==== Information supplied ====

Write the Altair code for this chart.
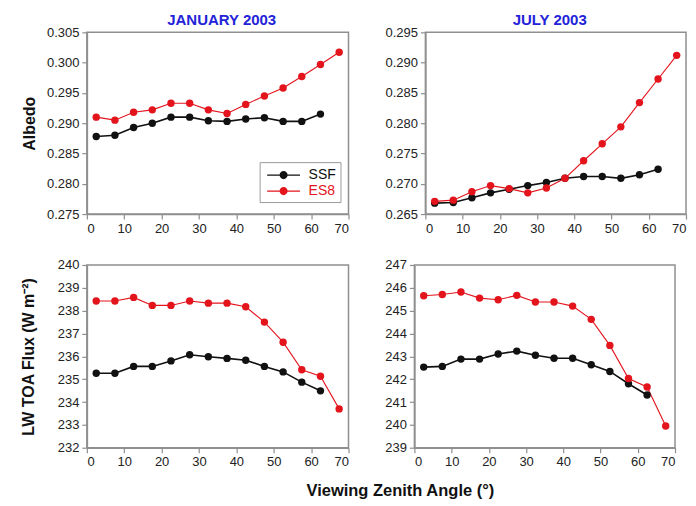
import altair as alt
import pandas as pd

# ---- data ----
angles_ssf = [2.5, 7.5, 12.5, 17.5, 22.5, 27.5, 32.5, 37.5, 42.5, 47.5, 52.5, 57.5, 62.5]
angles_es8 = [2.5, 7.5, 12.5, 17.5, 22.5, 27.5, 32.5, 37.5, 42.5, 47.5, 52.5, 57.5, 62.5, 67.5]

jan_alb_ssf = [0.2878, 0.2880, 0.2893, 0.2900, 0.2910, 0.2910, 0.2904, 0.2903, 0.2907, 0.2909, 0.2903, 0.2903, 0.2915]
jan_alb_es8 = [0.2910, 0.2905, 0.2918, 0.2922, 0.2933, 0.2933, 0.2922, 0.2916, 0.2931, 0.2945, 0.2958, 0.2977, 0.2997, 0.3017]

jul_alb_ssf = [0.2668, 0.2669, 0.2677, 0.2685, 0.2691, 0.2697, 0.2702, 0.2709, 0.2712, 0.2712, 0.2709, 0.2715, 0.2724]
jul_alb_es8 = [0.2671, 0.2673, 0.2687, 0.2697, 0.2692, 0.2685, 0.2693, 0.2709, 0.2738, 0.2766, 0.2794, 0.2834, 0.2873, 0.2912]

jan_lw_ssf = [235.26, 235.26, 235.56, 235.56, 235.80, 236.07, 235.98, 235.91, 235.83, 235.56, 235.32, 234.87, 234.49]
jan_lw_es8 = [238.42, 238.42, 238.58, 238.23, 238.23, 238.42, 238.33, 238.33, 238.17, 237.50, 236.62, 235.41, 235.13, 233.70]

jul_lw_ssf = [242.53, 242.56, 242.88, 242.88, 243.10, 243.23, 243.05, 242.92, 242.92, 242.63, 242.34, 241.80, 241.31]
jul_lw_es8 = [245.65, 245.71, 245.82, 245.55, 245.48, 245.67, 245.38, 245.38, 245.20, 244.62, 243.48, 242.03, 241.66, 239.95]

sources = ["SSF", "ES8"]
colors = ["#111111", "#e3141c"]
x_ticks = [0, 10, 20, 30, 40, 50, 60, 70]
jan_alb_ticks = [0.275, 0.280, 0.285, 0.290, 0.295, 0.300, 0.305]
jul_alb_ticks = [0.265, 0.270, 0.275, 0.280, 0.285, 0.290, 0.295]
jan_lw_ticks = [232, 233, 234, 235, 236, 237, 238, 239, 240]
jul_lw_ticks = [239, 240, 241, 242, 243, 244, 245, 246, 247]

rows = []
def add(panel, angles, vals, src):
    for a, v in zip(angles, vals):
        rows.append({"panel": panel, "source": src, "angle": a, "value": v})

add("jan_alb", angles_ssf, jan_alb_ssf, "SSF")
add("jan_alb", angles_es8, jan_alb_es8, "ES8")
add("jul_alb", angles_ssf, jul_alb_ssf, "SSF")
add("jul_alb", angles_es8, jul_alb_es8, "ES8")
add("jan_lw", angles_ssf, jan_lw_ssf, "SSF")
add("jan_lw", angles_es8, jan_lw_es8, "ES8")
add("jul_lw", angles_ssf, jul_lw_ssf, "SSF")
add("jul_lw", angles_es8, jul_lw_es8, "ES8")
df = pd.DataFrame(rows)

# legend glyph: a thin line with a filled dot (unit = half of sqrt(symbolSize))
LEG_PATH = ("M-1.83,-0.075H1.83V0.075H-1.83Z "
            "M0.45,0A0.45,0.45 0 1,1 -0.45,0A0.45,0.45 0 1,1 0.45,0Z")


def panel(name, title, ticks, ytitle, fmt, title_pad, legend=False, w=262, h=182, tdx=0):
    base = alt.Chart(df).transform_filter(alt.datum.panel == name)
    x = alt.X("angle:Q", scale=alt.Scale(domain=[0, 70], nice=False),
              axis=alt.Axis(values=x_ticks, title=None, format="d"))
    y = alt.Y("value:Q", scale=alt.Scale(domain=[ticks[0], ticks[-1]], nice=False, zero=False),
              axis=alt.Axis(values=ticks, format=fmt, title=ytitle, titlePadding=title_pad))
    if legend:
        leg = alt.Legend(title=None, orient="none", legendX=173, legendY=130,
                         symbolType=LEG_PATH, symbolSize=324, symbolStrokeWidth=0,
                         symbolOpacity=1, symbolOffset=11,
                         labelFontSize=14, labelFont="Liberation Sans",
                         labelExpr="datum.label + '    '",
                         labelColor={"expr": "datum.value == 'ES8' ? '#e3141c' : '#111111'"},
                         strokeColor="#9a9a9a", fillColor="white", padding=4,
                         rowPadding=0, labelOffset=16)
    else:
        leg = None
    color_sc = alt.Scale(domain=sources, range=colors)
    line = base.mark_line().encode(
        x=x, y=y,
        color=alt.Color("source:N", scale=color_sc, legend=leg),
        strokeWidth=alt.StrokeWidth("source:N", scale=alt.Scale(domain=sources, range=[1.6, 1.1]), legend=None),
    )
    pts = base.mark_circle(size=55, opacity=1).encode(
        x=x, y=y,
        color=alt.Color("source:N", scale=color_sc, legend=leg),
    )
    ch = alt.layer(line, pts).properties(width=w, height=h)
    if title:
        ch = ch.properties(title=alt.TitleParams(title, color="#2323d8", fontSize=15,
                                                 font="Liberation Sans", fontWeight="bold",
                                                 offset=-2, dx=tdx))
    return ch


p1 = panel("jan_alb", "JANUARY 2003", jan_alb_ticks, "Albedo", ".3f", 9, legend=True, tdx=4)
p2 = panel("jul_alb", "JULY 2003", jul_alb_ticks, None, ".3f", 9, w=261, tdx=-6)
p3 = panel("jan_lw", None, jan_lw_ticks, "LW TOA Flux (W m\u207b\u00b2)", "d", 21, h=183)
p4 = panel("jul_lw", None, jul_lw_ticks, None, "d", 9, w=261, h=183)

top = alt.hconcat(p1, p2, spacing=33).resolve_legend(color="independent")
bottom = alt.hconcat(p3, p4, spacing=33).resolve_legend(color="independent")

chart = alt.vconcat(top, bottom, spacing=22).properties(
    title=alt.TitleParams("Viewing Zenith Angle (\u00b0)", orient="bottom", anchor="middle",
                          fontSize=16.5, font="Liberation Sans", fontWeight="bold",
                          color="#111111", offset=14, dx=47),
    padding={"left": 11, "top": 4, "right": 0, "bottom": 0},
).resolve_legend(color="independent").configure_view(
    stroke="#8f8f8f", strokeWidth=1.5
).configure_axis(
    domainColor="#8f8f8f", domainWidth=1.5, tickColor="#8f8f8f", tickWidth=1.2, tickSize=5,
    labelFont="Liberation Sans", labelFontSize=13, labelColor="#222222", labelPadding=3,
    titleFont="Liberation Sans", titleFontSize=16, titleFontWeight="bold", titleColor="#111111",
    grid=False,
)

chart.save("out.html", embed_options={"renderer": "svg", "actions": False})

====

**Task instructions**. Print out the lines exactly, skipping any picture.

**Solution below**.
Write the Altair code for this chart.
import altair as alt
import pandas as pd

# ---- data ----
angles_ssf = [2.5, 7.5, 12.5, 17.5, 22.5, 27.5, 32.5, 37.5, 42.5, 47.5, 52.5, 57.5, 62.5]
angles_es8 = [2.5, 7.5, 12.5, 17.5, 22.5, 27.5, 32.5, 37.5, 42.5, 47.5, 52.5, 57.5, 62.5, 67.5]

jan_alb_ssf = [0.2878, 0.2880, 0.2893, 0.2900, 0.2910, 0.2910, 0.2904, 0.2903, 0.2907, 0.2909, 0.2903, 0.2903, 0.2915]
jan_alb_es8 = [0.2910, 0.2905, 0.2918, 0.2922, 0.2933, 0.2933, 0.2922, 0.2916, 0.2931, 0.2945, 0.2958, 0.2977, 0.2997, 0.3017]

jul_alb_ssf = [0.2668, 0.2669, 0.2677, 0.2685, 0.2691, 0.2697, 0.2702, 0.2709, 0.2712, 0.2712, 0.2709, 0.2715, 0.2724]
jul_alb_es8 = [0.2671, 0.2673, 0.2687, 0.2697, 0.2692, 0.2685, 0.2693, 0.2709, 0.2738, 0.2766, 0.2794, 0.2834, 0.2873, 0.2912]

jan_lw_ssf = [235.26, 235.26, 235.56, 235.56, 235.80, 236.07, 235.98, 235.91, 235.83, 235.56, 235.32, 234.87, 234.49]
jan_lw_es8 = [238.42, 238.42, 238.58, 238.23, 238.23, 238.42, 238.33, 238.33, 238.17, 237.50, 236.62, 235.41, 235.13, 233.70]

jul_lw_ssf = [242.53, 242.56, 242.88, 242.88, 243.10, 243.23, 243.05, 242.92, 242.92, 242.63, 242.34, 241.80, 241.31]
jul_lw_es8 = [245.65, 245.71, 245.82, 245.55, 245.48, 245.67, 245.38, 245.38, 245.20, 244.62, 243.48, 242.03, 241.66, 239.95]

sources = ["SSF", "ES8"]
colors = ["#111111", "#e3141c"]
x_ticks = [0, 10, 20, 30, 40, 50, 60, 70]
jan_alb_ticks = [0.275, 0.280, 0.285, 0.290, 0.295, 0.300, 0.305]
jul_alb_ticks = [0.265, 0.270, 0.275, 0.280, 0.285, 0.290, 0.295]
jan_lw_ticks = [232, 233, 234, 235, 236, 237, 238, 239, 240]
jul_lw_ticks = [239, 240, 241, 242, 243, 244, 245, 246, 247]

rows = []
def add(panel, angles, vals, src):
    for a, v in zip(angles, vals):
        rows.append({"panel": panel, "source": src, "angle": a, "value": v})

add("jan_alb", angles_ssf, jan_alb_ssf, "SSF")
add("jan_alb", angles_es8, jan_alb_es8, "ES8")
add("jul_alb", angles_ssf, jul_alb_ssf, "SSF")
add("jul_alb", angles_es8, jul_alb_es8, "ES8")
add("jan_lw", angles_ssf, jan_lw_ssf, "SSF")
add("jan_lw", angles_es8, jan_lw_es8, "ES8")
add("jul_lw", angles_ssf, jul_lw_ssf, "SSF")
add("jul_lw", angles_es8, jul_lw_es8, "ES8")
df = pd.DataFrame(rows)

# legend glyph: a thin line with a filled dot (unit = half of sqrt(symbolSize))
LEG_PATH = ("M-1.83,-0.075H1.83V0.075H-1.83Z "
            "M0.45,0A0.45,0.45 0 1,1 -0.45,0A0.45,0.45 0 1,1 0.45,0Z")


def panel(name, title, ticks, ytitle, fmt, title_pad, legend=False, w=262, h=182, tdx=0):
    base = alt.Chart(df).transform_filter(alt.datum.panel == name)
    x = alt.X("angle:Q", scale=alt.Scale(domain=[0, 70], nice=False),
              axis=alt.Axis(values=x_ticks, title=None, format="d"))
    y = alt.Y("value:Q", scale=alt.Scale(domain=[ticks[0], ticks[-1]], nice=False, zero=False),
              axis=alt.Axis(values=ticks, format=fmt, title=ytitle, titlePadding=title_pad))
    if legend:
        leg = alt.Legend(title=None, orient="none", legendX=173, legendY=130,
                         symbolType=LEG_PATH, symbolSize=324, symbolStrokeWidth=0,
                         symbolOpacity=1, symbolOffset=11,
                         labelFontSize=14, labelFont="Liberation Sans",
                         labelExpr="datum.label + '    '",
                         labelColor={"expr": "datum.value == 'ES8' ? '#e3141c' : '#111111'"},
                         strokeColor="#9a9a9a", fillColor="white", padding=4,
                         rowPadding=0, labelOffset=16)
    else:
        leg = None
    color_sc = alt.Scale(domain=sources, range=colors)
    line = base.mark_line().encode(
        x=x, y=y,
        color=alt.Color("source:N", scale=color_sc, legend=leg),
        strokeWidth=alt.StrokeWidth("source:N", scale=alt.Scale(domain=sources, range=[1.6, 1.1]), legend=None),
    )
    pts = base.mark_circle(size=55, opacity=1).encode(
        x=x, y=y,
        color=alt.Color("source:N", scale=color_sc, legend=leg),
    )
    ch = alt.layer(line, pts).properties(width=w, height=h)
    if title:
        ch = ch.properties(title=alt.TitleParams(title, color="#2323d8", fontSize=15,
                                                 font="Liberation Sans", fontWeight="bold",
                                                 offset=-2, dx=tdx))
    return ch


p1 = panel("jan_alb", "JANUARY 2003", jan_alb_ticks, "Albedo", ".3f", 9, legend=True, tdx=4)
p2 = panel("jul_alb", "JULY 2003", jul_alb_ticks, None, ".3f", 9, w=261, tdx=-6)
p3 = panel("jan_lw", None, jan_lw_ticks, "LW TOA Flux (W m\u207b\u00b2)", "d", 21, h=183)
p4 = panel("jul_lw", None, jul_lw_ticks, None, "d", 9, w=261, h=183)

top = alt.hconcat(p1, p2, spacing=33).resolve_legend(color="independent")
bottom = alt.hconcat(p3, p4, spacing=33).resolve_legend(color="independent")

chart = alt.vconcat(top, bottom, spacing=22).properties(
    title=alt.TitleParams("Viewing Zenith Angle (\u00b0)", orient="bottom", anchor="middle",
                          fontSize=16.5, font="Liberation Sans", fontWeight="bold",
                          color="#111111", offset=14, dx=47),
    padding={"left": 11, "top": 4, "right": 0, "bottom": 0},
).resolve_legend(color="independent").configure_view(
    stroke="#8f8f8f", strokeWidth=1.5
).configure_axis(
    domainColor="#8f8f8f", domainWidth=1.5, tickColor="#8f8f8f", tickWidth=1.2, tickSize=5,
    labelFont="Liberation Sans", labelFontSize=13, labelColor="#222222", labelPadding=3,
    titleFont="Liberation Sans", titleFontSize=16, titleFontWeight="bold", titleColor="#111111",
    grid=False,
)

chart.save("out.html", embed_options={"renderer": "svg", "actions": False})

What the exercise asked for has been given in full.